Your task |
Drop every picture. Then return, exactly, the lines from the beginning of the listing below through the one containing "0.00112, 0.00113, 0.00116];".

Data lines |
## Begin
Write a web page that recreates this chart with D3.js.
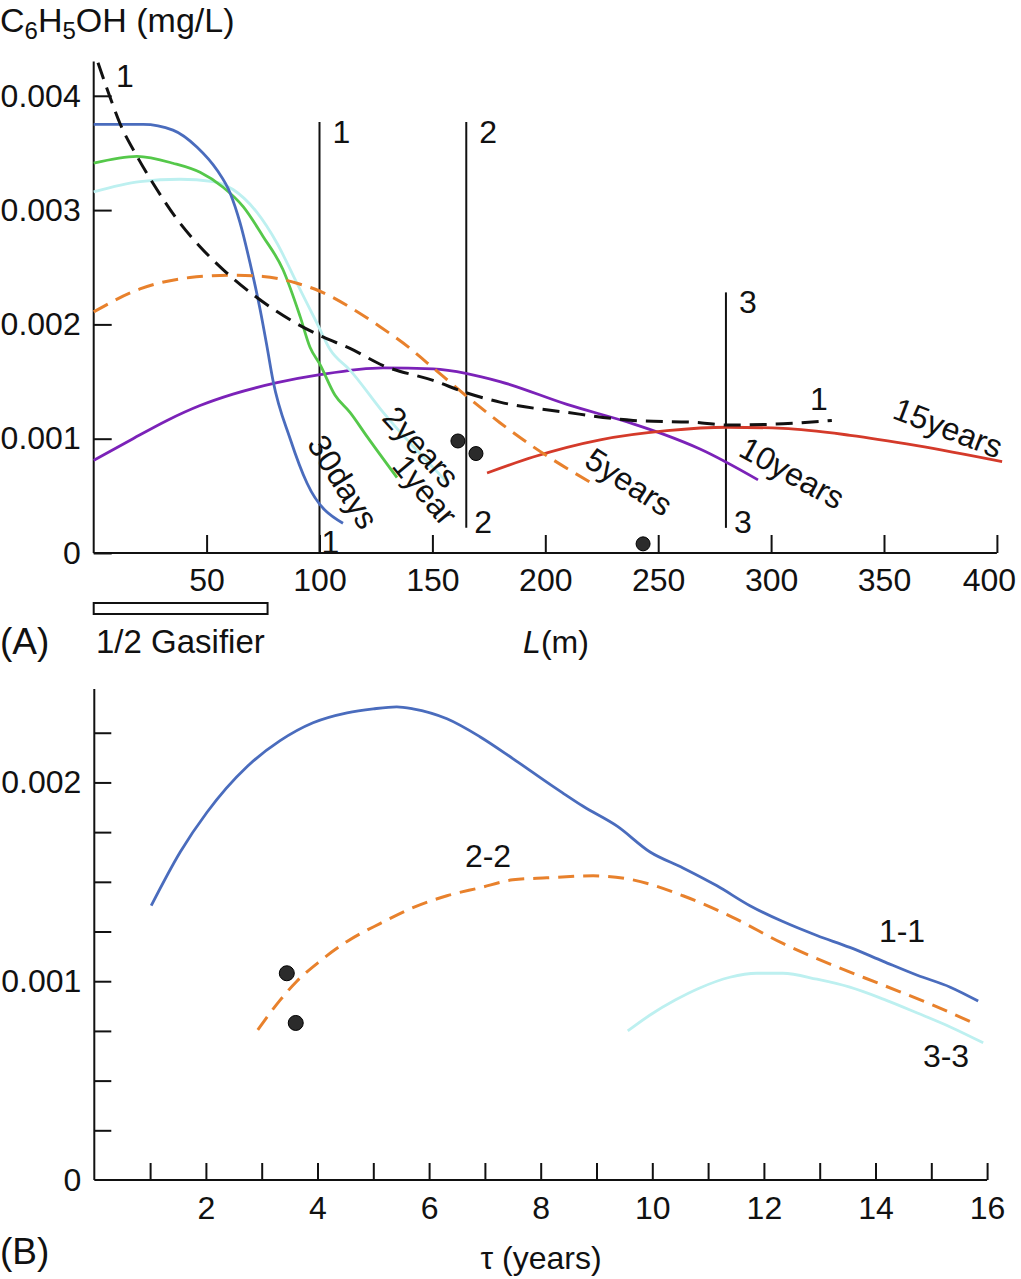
<!DOCTYPE html>
<html>
<head>
<meta charset="utf-8">
<script src="https://cdn.jsdelivr.net/npm/d3@7"></script>
<style>
  html, body { margin: 0; padding: 0; background: #fff; }
  svg text { font-family: "Liberation Sans", Arial, Helvetica, sans-serif; fill: #111; }
</style>
</head>
<body>
<svg id="chart" width="1021" height="1279"></svg>
<script>
// ---------------- Panel A data: C6H5OH (mg/L) vs L (m) ----------------
const curve1L = [1.9, 7.2, 11.6, 19.2, 28, 36.9, 47.1, 57.3, 70.6, 87, 101.5, 113.5, 128.2, 150.3, 165.3, 179.9, 209.6, 238.9, 268.5, 280.5, 305.3, 326.9];
const curve1C = [0.00429, 0.00399, 0.00376, 0.00347, 0.00318, 0.00292, 0.00268, 0.00248, 0.00226, 0.00204, 0.00189, 0.00179, 0.00164, 0.00151, 0.00140, 0.00132, 0.00123, 0.00116, 0.00114, 0.00112, 0.00113, 0.00116];

const days30L = [0, 21.9, 35.1, 45.8, 54.6, 60.4, 64.8, 69.2, 73.7, 76.8, 79.4, 87, 94.5, 110.4];
const days30C = [0.00375, 0.00375, 0.00370, 0.00355, 0.00335, 0.00315, 0.00289, 0.00254, 0.00213, 0.00180, 0.00151, 0.00100, 0.00061, 0.00026];

const year1L = [0, 19.2, 35.1, 47.1, 57.3, 66.2, 75, 83.8, 91.4, 95.8, 100.2, 106.9, 113.5, 121, 134.3];
const year1C = [0.00341, 0.00347, 0.00341, 0.00333, 0.00320, 0.00303, 0.00277, 0.00248, 0.00207, 0.00180, 0.00165, 0.00138, 0.00123, 0.00102, 0.00066];

const years2L = [0, 20.5, 38.2, 52.9, 61.7, 72.3, 81.2, 90, 98.9, 104.7, 113.5, 128.2, 156.5];
const years2C = [0.00316, 0.00325, 0.00327, 0.00325, 0.00318, 0.00298, 0.00271, 0.00236, 0.00201, 0.00178, 0.00160, 0.00123, 0.00062];

const years5L = [0, 20.5, 42.6, 60.4, 75, 90, 100.2, 113.5, 126.8, 140.1, 150.3, 165.3, 179.9, 194.6, 219.8];
const years5C = [0.00211, 0.00231, 0.00241, 0.00243, 0.00242, 0.00236, 0.00229, 0.00215, 0.00198, 0.00179, 0.00162, 0.00137, 0.00114, 0.00093, 0.00062];

const years10L = [0, 17.4, 32.5, 47.1, 61.7, 81.2, 100.2, 128.2, 150.3, 165.3, 179.9, 209.6, 238.9, 252.2, 268.5, 294.2];
const years10C = [0.00081, 0.00100, 0.00116, 0.00129, 0.00139, 0.00149, 0.00156, 0.00162, 0.00161, 0.00157, 0.00150, 0.00130, 0.00113, 0.00104, 0.00091, 0.00064];

const years15L = [174.2, 194.6, 224.3, 253.9, 280.5, 305.3, 335, 364.6, 402.3];
const years15C = [0.00070, 0.00084, 0.00099, 0.00107, 0.00110, 0.00109, 0.00103, 0.00094, 0.00080];

const obsAL = [161.3, 169.3, 243.3];
const obsAC = [0.00098, 0.00087, 0.00008];

const sectionL = [100, 165, 280];
const sectionTop = [0.00377, 0.00377, 0.00228];
const sectionBottom = [0, 0.00022, 0.00022];
const sectionNames = ["1", "2", "3"];

const gasifierHalfL = 77;

const xTicksA = [50, 100, 150, 200, 250, 300, 350, 400];
const yTicksA = [0, 0.001, 0.002, 0.003, 0.004];
const yLabelsA = ["0", "0.001", "0.002", "0.003", "0.004"];

// ---------------- Panel B data: C6H5OH (mg/L) vs tau (years) ----------------
const s11T = [1.02, 1.54, 2.02, 2.74, 3.33, 3.92, 4.53, 5.0, 5.42, 5.71, 6.32, 6.91, 7.5, 8.22, 8.38, 8.76, 9.37, 9.96, 10.55, 11.16, 11.75, 12.34, 12.95, 13.54, 14.14, 14.75, 15.34, 15.84];
const s11C = [0.00138, 0.00165, 0.00185, 0.00208, 0.00221, 0.00230, 0.00235, 0.00237, 0.00238, 0.00237, 0.00232, 0.00223, 0.00212, 0.00198, 0.00195, 0.00188, 0.00178, 0.00165, 0.00157, 0.00148, 0.00138, 0.00130, 0.00123, 0.00117, 0.00110, 0.00103, 0.00097, 0.00090];

const s22T = [2.93, 3.33, 3.63, 4.04, 4.53, 5.12, 5.71, 6.32, 6.91, 7.5, 8.11, 8.94, 9.65, 10.55, 11.45, 12.34, 13.24, 14.14, 15.03, 15.75];
const s22C = [0.000755, 0.000905, 0.00100, 0.00110, 0.00120, 0.00129, 0.00137, 0.00143, 0.00147, 0.00151, 0.00152, 0.00153, 0.00151, 0.00143, 0.00132, 0.00119, 0.00108, 0.00098, 0.00088, 0.00079];

const s33T = [9.56, 9.96, 10.41, 10.85, 11.39, 11.87, 12.34, 12.95, 13.54, 14.14, 14.75, 15.34, 15.93];
const s33C = [0.00075, 0.00083, 0.000905, 0.000966, 0.00102, 0.00104, 0.00104, 0.00101, 0.00097, 0.00091, 0.00084, 0.00077, 0.00069];

const obsBT = [3.45, 3.61];
const obsBC = [0.00104, 0.00079];

const xTicksB = d3.range(1, 17);
const xLabelB = [2, 4, 6, 8, 10, 12, 14, 16];
const yTicksB = d3.range(0.00025, 0.00230, 0.00025);
const yLabelsBVals = [0, 0.001, 0.002];
const yLabelsB = ["0", "0.001", "0.002"];

// ---------------- Drawing ----------------
const svg = d3.select("#chart");
const FS = 32;
const BLUE = "#4a6cbd", GREEN = "#55c84a", CYAN = "#bdf0f0", ORANGE = "#e8812c",
      PURPLE = "#7b22b8", RED = "#d43a2a", DOT = "#2b2b2b";
const FONT = '"Liberation Sans", Arial, sans-serif';
const LW = 2.8, DLW = 3;

// Scales A
const xA = d3.scaleLinear().domain([0, 400]).range([93.7, 996.9]);
const yA = d3.scaleLinear().domain([0, 0.0043]).range([553, 61.5]);

// Scales B
const xB = d3.scaleLinear().domain([0, 16]).range([94.3, 987.1]);
const yB = d3.scaleLinear().domain([0, 0.00247]).range([1180, 689]);

const zip = (a, b) => a.map((v, i) => [v, b[i]]);

// ---- Panel A axes
const gA = svg.append("g");
gA.append("line").attr("x1", xA(0)).attr("x2", xA(0)).attr("y1", yA(0.0043)).attr("y2", yA(0))
  .attr("stroke", "#111").attr("stroke-width", 2);
gA.append("line").attr("x1", xA(0)).attr("x2", xA(400)).attr("y1", yA(0)).attr("y2", yA(0))
  .attr("stroke", "#111").attr("stroke-width", 2);

const axAy = d3.axisLeft(yA).tickValues(yTicksA).tickSize(-18).tickPadding(13)
  .tickFormat((d, i) => yLabelsA[i]);
const gAy = gA.append("g").attr("transform", `translate(${xA(0)},0)`).call(axAy);
gAy.select(".domain").remove();
gAy.selectAll(".tick line").attr("stroke", "#111").attr("stroke-width", 2);
gAy.selectAll(".tick text").attr("font-size", FS).attr("fill", "#111").style("font-family", FONT);

const axAx = d3.axisBottom(xA).tickValues(xTicksA).tickSize(-18).tickPadding(15);
const gAx = gA.append("g").attr("transform", `translate(0,${yA(0)})`).call(axAx);
gAx.select(".domain").remove();
gAx.selectAll(".tick line").attr("stroke", "#111").attr("stroke-width", 2);
gAx.selectAll(".tick text").attr("font-size", FS).attr("fill", "#111").style("font-family", FONT)
  .attr("dx", d => d === 400 ? -8 : 0);

// Title
const title = svg.append("text").attr("x", 0).attr("y", 32).attr("font-size", 34);
title.append("tspan").text("C");
title.append("tspan").text("6").attr("font-size", 24).attr("dy", 7);
title.append("tspan").text("H").attr("dy", -7);
title.append("tspan").text("5").attr("font-size", 24).attr("dy", 7);
title.append("tspan").text("OH (mg/L)").attr("dy", -7);

// Section vertical lines
sectionL.forEach((L, i) => {
  gA.append("line").attr("x1", xA(L)).attr("x2", xA(L))
    .attr("y1", yA(sectionTop[i])).attr("y2", yA(sectionBottom[i]))
    .attr("stroke", "#111").attr("stroke-width", 2);
  gA.append("text").attr("x", xA(L) + 13).attr("y", yA(sectionTop[i]) + 21)
    .attr("font-size", FS).text(sectionNames[i]);
  gA.append("text").attr("x", xA(L) + (i === 0 ? 2 : 8)).attr("y", yA(sectionBottom[i]) + (i === 0 ? 0 : 5))
    .attr("font-size", FS).text(sectionNames[i]);
});

const lineA = d3.line().x(d => xA(d[0])).y(d => yA(d[1])).curve(d3.curveMonotoneX);

function pathA(L, C, color, dash) {
  const p = gA.append("path").datum(zip(L, C)).attr("d", lineA)
    .attr("fill", "none").attr("stroke", color).attr("stroke-width", dash ? DLW : LW);
  if (dash) p.attr("stroke-dasharray", dash);
}
pathA(years10L, years10C, PURPLE);
pathA(years15L, years15C, RED);
pathA(years2L, years2C, CYAN);
pathA(year1L, year1C, GREEN);
pathA(days30L, days30C, BLUE);
pathA(years5L, years5C, ORANGE, "16,9");
pathA(curve1L, curve1C, "#111", "17,9");

gA.selectAll("circle.obsA").data(zip(obsAL, obsAC)).enter().append("circle")
  .attr("cx", d => xA(d[0])).attr("cy", d => yA(d[1])).attr("r", 7)
  .attr("fill", DOT).attr("stroke", "#000").attr("stroke-width", 1);

function rotLabel(g, x, y, angle, txt) {
  g.append("text").attr("transform", `translate(${x},${y}) rotate(${angle})`)
    .attr("text-anchor", "middle").attr("dominant-baseline", "central")
    .attr("font-size", FS).text(txt);
}
rotLabel(gA, 343, 482, 58, "30days");
rotLabel(gA, 425, 490, 50, "1year");
rotLabel(gA, 421, 447, 48, "2years");
rotLabel(gA, 629, 482, 33, "5years");
rotLabel(gA, 792, 473, 29, "10years");
rotLabel(gA, 948, 428, 21, "15years");

gA.append("text").attr("x", 116).attr("y", 87).attr("font-size", FS).text("1");
gA.append("text").attr("x", 810).attr("y", 410).attr("font-size", FS).text("1");

// Gasifier bar
gA.append("rect").attr("x", xA(0)).attr("y", 603).attr("width", xA(gasifierHalfL) - xA(0)).attr("height", 11)
  .attr("fill", "#fff").attr("stroke", "#111").attr("stroke-width", 2);
gA.append("text").attr("x", 96).attr("y", 653).attr("font-size", 33).text("1/2 Gasifier");
gA.append("text").attr("x", 0).attr("y", 654).attr("font-size", 37).text("(A)");
const lm = gA.append("text").attr("x", 556).attr("y", 653).attr("font-size", FS).attr("text-anchor", "middle");
lm.append("tspan").attr("font-style", "italic").text("L");
lm.append("tspan").text("(m)");

// ---- Panel B
const gB = svg.append("g");
gB.append("line").attr("x1", xB(0)).attr("x2", xB(0)).attr("y1", yB(0.00247)).attr("y2", yB(0))
  .attr("stroke", "#111").attr("stroke-width", 2);
gB.append("line").attr("x1", xB(0)).attr("x2", xB(16)).attr("y1", yB(0)).attr("y2", yB(0))
  .attr("stroke", "#111").attr("stroke-width", 2);

const axBy = d3.axisLeft(yB).tickValues(yTicksB).tickSize(-17).tickFormat("");
const gBy = gB.append("g").attr("transform", `translate(${xB(0)},0)`).call(axBy);
gBy.select(".domain").remove();
gBy.selectAll(".tick line").attr("stroke", "#111").attr("stroke-width", 2);

const axByL = d3.axisLeft(yB).tickValues(yLabelsBVals).tickSize(0).tickPadding(13)
  .tickFormat((d, i) => yLabelsB[i]);
const gByL = gB.append("g").attr("transform", `translate(${xB(0)},0)`).call(axByL);
gByL.select(".domain").remove();
gByL.selectAll(".tick line").remove();
gByL.selectAll(".tick text").attr("font-size", FS).attr("fill", "#111").style("font-family", FONT);

const axBx = d3.axisBottom(xB).tickValues(xTicksB).tickSize(-17)
  .tickPadding(16).tickFormat(d => xLabelB.includes(d) ? String(d) : "");
const gBx = gB.append("g").attr("transform", `translate(0,${yB(0)})`).call(axBx);
gBx.select(".domain").remove();
gBx.selectAll(".tick line").attr("stroke", "#111").attr("stroke-width", 2);
gBx.selectAll(".tick text").attr("font-size", FS).attr("fill", "#111").style("font-family", FONT);

const lineB = d3.line().x(d => xB(d[0])).y(d => yB(d[1])).curve(d3.curveMonotoneX);
function pathB(T, C, color, dash) {
  const p = gB.append("path").datum(zip(T, C)).attr("d", lineB)
    .attr("fill", "none").attr("stroke", color).attr("stroke-width", dash ? DLW : LW);
  if (dash) p.attr("stroke-dasharray", dash);
}
pathB(s33T, s33C, CYAN);
pathB(s11T, s11C, BLUE);
pathB(s22T, s22C, ORANGE, "16,9");

gB.selectAll("circle.obsB").data(zip(obsBT, obsBC)).enter().append("circle")
  .attr("cx", d => xB(d[0])).attr("cy", d => yB(d[1])).attr("r", 7.5)
  .attr("fill", DOT).attr("stroke", "#000").attr("stroke-width", 1);

gB.append("text").attr("x", 488).attr("y", 867).attr("text-anchor", "middle").attr("font-size", FS).text("2-2");
gB.append("text").attr("x", 902).attr("y", 942).attr("text-anchor", "middle").attr("font-size", FS).text("1-1");
gB.append("text").attr("x", 946).attr("y", 1067).attr("text-anchor", "middle").attr("font-size", FS).text("3-3");

gB.append("text").attr("x", 0).attr("y", 1264).attr("font-size", 37).text("(B)");
gB.append("text").attr("x", 541).attr("y", 1269).attr("text-anchor", "middle").attr("font-size", FS).text("τ (years)");
</script>
</body>
</html>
## End
Solution |
Write a web page that recreates this chart with D3.js.
<!DOCTYPE html>
<html>
<head>
<meta charset="utf-8">
<script src="https://cdn.jsdelivr.net/npm/d3@7"></script>
<style>
  html, body { margin: 0; padding: 0; background: #fff; }
  svg text { font-family: "Liberation Sans", Arial, Helvetica, sans-serif; fill: #111; }
</style>
</head>
<body>
<svg id="chart" width="1021" height="1279"></svg>
<script>
// ---------------- Panel A data: C6H5OH (mg/L) vs L (m) ----------------
const curve1L = [1.9, 7.2, 11.6, 19.2, 28, 36.9, 47.1, 57.3, 70.6, 87, 101.5, 113.5, 128.2, 150.3, 165.3, 179.9, 209.6, 238.9, 268.5, 280.5, 305.3, 326.9];
const curve1C = [0.00429, 0.00399, 0.00376, 0.00347, 0.00318, 0.00292, 0.00268, 0.00248, 0.00226, 0.00204, 0.00189, 0.00179, 0.00164, 0.00151, 0.00140, 0.00132, 0.00123, 0.00116, 0.00114, 0.00112, 0.00113, 0.00116];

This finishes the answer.